When Kris began the piece, all the figures were purely fictional.
"I didn't really talk to a lot of folks [when I was working on 'Christ in Limbo 2'], because I was basically dissecting my mind," he said.
But as he worked more at the IMA, and got to know the people there, something changed. He started adding IMA employees into the illustration, mostly in miniature. There's the chef from the cafe (now gone), shaking his fist at a tiny self-portrait of Kris inside, yelling "This is a cafe, not your studio!" Gallery guards, curators, even Contemporary Art chairwoman Lisa Freiman are fitted inside the small gaps in the illustration, which alternate groups subjects of human obsession (pornography, technology, religion) with popular Indianapolis figures, including Bobby Knight, Jim Irsay and Reggie Miller. The end product is a fiery conglomeration of fictional characters layered with mythologized real, local figures, an exploration of humanity localized to Indianapolis.
I AM THE CAT CLOCK
Sometime in the last year, Kris began work on the map that ended up on my desk. He was inspired by a mental game he's played since childhood.

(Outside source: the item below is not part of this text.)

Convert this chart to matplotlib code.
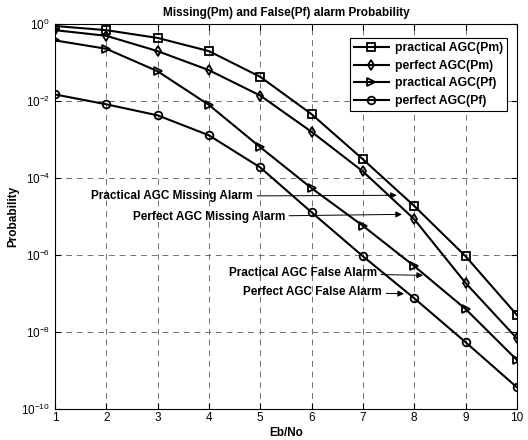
import numpy as np
import matplotlib
matplotlib.use("Agg")
import matplotlib.pyplot as plt

plt.rcParams['font.family'] = ['Liberation Sans', 'DejaVu Sans']

ebno = [1, 2, 3, 4, 5, 6, 7, 8, 9, 10]
practical_pm = [0.9, 0.7, 0.44, 0.2, 0.043, 4.6e-3, 3.1e-4, 1.9e-5, 9.4e-7, 2.8e-8]
perfect_pm = [0.7, 0.5, 0.2, 0.064, 0.014, 1.6e-3, 1.5e-4, 8.6e-6, 1.9e-7, 6.9e-9]
practical_pf = [0.38, 0.23, 0.06, 8e-3, 6.4e-4, 5.5e-5, 5.8e-6, 5.2e-7, 4e-8, 1.9e-9]
perfect_pf = [0.015, 8.3e-3, 4.3e-3, 1.3e-3, 1.9e-4, 1.3e-5, 9.4e-7, 7.6e-8, 5.5e-9, 3.7e-10]

series = [
    (practical_pm, 's', 'practical AGC(Pm)'),
    (perfect_pm, 'd', 'perfect AGC(Pm)'),
    (practical_pf, '>', 'practical AGC(Pf)'),
    (perfect_pf, 'o', 'perfect AGC(Pf)'),
]

# notes: (text, text pos, arrow tip)
notes = [
    ("Practical AGC Missing Alarm", (4.86, 3.4e-5), (7.66, 3.6e-5)),
    ("Perfect AGC Missing Alarm", (5.48, 1.0e-5), (7.76, 1.15e-5)),
    ("Practical AGC False Alarm", (7.27, 3.4e-7), (8.17, 3.0e-7)),
    ("Perfect AGC False Alarm", (7.37, 1.1e-7), (7.80, 1.0e-7)),
]

fig = plt.figure(figsize=(5.28, 4.40), dpi=100)
ax = fig.add_axes([0.104, 0.070, 0.875, 0.875])

for vals, mk, lab in series:
    ax.semilogy(ebno, vals, color='black', lw=1.5, marker=mk, markersize=5.5,
                markerfacecolor='none', markeredgecolor='black', markeredgewidth=1.3,
                label=lab)

for txt, pos, tip in notes:
    ax.annotate(txt, xy=tip, xytext=pos, ha='right', va='center',
                fontsize=8.5, fontweight='bold',
                arrowprops=dict(arrowstyle='-|>', color='black', lw=0.7,
                                shrinkA=1, shrinkB=0, mutation_scale=9))

ax.set_xlim(1, 10)
ax.set_ylim(1e-10, 1)
ax.set_xticks(ebno)
ax.set_yticks([1e0, 1e-2, 1e-4, 1e-6, 1e-8, 1e-10])
ax.minorticks_off()
ax.grid(True, which='major', color='#707070', linestyle=(0, (6, 5)), lw=0.7)
ax.tick_params(direction='in', labelsize=8.5, length=4, top=True, right=True)
ax.tick_params(axis='x', pad=2)
for s in ax.spines.values():
    s.set_linewidth(0.8)

ax.set_title("Missing(Pm) and False(Pf) alarm Probability", fontsize=8.5,
             fontweight='bold', pad=6)
ax.set_xlabel("Eb/No", fontsize=8.5, fontweight='bold', labelpad=2)
ax.set_ylabel("Probability", fontsize=8.5, fontweight='bold', labelpad=1)

leg = ax.legend(loc='upper right', bbox_to_anchor=(0.992, 0.98),
                prop={'weight': 'bold', 'size': 8.8}, fancybox=False,
                edgecolor='black', framealpha=1, borderpad=0.35,
                labelspacing=0.45, handlelength=2.8, handletextpad=0.5)
leg.get_frame().set_linewidth(0.8)

fig.savefig("out.png", dpi=100)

"When I couldn't sleep, I'd take the J.C. Penny's catalogue, memorize all the stuff, build a home in my head," said Kris.
Now, at 34, he's moved on from catalogues.

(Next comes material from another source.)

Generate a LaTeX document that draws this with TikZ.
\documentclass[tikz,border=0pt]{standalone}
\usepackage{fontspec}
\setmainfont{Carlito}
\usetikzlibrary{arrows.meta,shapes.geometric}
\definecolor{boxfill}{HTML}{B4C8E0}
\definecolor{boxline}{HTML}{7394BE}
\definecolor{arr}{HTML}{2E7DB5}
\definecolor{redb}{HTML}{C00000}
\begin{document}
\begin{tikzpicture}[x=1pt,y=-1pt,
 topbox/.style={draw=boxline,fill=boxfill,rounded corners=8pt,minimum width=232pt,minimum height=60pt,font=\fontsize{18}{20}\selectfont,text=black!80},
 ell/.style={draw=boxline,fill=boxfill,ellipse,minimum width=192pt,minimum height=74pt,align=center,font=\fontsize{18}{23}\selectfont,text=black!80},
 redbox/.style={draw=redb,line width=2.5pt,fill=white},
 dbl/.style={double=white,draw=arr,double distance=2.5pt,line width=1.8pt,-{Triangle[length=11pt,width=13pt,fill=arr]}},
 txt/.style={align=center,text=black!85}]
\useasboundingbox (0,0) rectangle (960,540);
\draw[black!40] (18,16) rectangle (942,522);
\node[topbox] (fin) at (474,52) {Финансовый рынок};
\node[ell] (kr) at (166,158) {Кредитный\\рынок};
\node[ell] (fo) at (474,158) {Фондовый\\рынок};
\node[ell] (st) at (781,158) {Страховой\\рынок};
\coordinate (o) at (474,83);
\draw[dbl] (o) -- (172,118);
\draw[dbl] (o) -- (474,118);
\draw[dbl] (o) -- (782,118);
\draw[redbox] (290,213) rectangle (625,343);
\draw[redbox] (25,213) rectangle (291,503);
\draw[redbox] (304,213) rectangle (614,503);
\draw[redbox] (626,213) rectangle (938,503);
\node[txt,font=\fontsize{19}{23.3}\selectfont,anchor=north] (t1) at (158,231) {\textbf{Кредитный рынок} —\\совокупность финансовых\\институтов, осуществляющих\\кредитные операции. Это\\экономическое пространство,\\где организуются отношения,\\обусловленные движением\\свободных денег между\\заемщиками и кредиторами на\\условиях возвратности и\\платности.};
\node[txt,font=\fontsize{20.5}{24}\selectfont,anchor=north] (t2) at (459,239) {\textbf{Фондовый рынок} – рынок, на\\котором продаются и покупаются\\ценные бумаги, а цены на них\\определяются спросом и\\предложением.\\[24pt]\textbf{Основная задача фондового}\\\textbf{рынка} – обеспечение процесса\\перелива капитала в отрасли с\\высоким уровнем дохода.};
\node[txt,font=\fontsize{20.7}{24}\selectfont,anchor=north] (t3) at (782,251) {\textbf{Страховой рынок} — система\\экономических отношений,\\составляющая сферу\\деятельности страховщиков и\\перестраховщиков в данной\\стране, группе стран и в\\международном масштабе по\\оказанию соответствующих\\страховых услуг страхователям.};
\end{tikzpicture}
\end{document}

"Now, I get into whole cities; take them apart, see what I can do," said Kris. "I do a 'Where's Waldo' in my mind with the whole city. It's like a game to me."

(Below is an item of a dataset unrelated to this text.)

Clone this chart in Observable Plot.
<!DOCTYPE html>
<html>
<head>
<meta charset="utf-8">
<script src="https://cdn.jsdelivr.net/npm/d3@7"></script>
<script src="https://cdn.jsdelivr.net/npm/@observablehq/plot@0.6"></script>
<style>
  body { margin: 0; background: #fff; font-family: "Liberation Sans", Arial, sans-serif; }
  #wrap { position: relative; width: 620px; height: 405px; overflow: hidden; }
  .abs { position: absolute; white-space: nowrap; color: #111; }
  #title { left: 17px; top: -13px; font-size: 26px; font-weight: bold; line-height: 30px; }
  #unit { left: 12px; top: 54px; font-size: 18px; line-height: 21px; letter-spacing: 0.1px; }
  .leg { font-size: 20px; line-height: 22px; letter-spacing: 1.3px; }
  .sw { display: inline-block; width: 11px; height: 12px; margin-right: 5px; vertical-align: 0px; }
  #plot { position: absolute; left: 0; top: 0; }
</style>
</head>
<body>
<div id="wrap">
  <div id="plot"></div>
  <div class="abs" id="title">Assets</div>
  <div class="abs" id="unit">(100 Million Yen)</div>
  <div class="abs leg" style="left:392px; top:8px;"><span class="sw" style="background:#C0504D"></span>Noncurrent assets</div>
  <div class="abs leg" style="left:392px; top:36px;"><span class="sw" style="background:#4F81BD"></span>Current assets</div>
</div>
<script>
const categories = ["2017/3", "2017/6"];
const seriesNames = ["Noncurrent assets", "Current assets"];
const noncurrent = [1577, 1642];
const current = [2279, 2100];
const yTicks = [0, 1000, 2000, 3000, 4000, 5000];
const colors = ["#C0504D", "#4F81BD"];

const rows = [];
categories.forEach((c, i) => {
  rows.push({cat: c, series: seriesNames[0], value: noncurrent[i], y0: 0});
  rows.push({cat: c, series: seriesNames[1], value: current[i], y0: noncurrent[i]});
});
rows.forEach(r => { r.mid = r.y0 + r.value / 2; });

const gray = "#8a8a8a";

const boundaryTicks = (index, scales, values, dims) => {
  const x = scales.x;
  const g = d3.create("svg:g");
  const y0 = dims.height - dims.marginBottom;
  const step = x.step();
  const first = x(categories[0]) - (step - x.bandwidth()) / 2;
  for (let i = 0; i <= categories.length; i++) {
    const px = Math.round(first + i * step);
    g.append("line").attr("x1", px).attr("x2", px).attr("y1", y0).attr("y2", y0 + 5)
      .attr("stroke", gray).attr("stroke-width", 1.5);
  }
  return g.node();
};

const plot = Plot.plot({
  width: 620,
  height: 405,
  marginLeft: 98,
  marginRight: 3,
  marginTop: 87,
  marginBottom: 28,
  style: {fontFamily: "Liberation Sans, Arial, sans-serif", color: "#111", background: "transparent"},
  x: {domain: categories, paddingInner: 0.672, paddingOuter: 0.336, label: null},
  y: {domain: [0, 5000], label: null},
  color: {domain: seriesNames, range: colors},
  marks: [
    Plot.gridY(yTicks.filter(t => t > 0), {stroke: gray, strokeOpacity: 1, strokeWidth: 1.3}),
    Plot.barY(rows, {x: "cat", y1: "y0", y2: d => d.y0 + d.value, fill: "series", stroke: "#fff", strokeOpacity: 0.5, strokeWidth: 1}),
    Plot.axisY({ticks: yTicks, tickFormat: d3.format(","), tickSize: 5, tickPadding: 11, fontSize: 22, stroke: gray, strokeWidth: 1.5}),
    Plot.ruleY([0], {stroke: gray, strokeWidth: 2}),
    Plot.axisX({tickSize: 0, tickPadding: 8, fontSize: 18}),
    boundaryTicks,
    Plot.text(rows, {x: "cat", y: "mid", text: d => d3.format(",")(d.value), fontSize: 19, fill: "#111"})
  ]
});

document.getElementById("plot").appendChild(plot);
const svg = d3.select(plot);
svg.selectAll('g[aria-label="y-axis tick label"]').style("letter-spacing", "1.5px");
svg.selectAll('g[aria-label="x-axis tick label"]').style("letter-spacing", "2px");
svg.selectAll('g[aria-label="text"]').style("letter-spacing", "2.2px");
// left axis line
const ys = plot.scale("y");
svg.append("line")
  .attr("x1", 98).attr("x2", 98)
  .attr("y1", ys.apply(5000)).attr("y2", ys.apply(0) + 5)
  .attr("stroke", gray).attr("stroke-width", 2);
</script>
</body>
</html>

But he goes beyond landmarks and street names, and integrates the people and events he sees daily into his work. It's an exercise in illustrating cultural memory.
"To me, maps represent what's happening right now. We had the Super Bowl, we had the presidential election, we had this festival -- people will look at this (gesturing toward map) and see this is how we contributed."
It's not the only map he's made. He also created a miniature map of the IMA and its grounds, in the shape of a maneki-neko -- lucky cat -- which he personalized and handed out to over 130 people. That was what was ticking on the table that first day -- a cat clock just for me.
The finished product includes my favorite local band (Murder by Death), my co-workers, the tie-dyed NUVO Street Team jeep, all hidden inside the IMA map illustration. And right in the center, there's me. Long blonde hair, cowboy boots, sitting at a table across from Kris, interviewing him.
I sat at the IMA that day, looking at an illustration of myself sitting inside the IMA doing the exact same thing. Can you imagine?
Kris gave the bulk of the cat clocks away for Christmas last year -- most of them personalized for each person, to different employees, departments, and members of the IMA.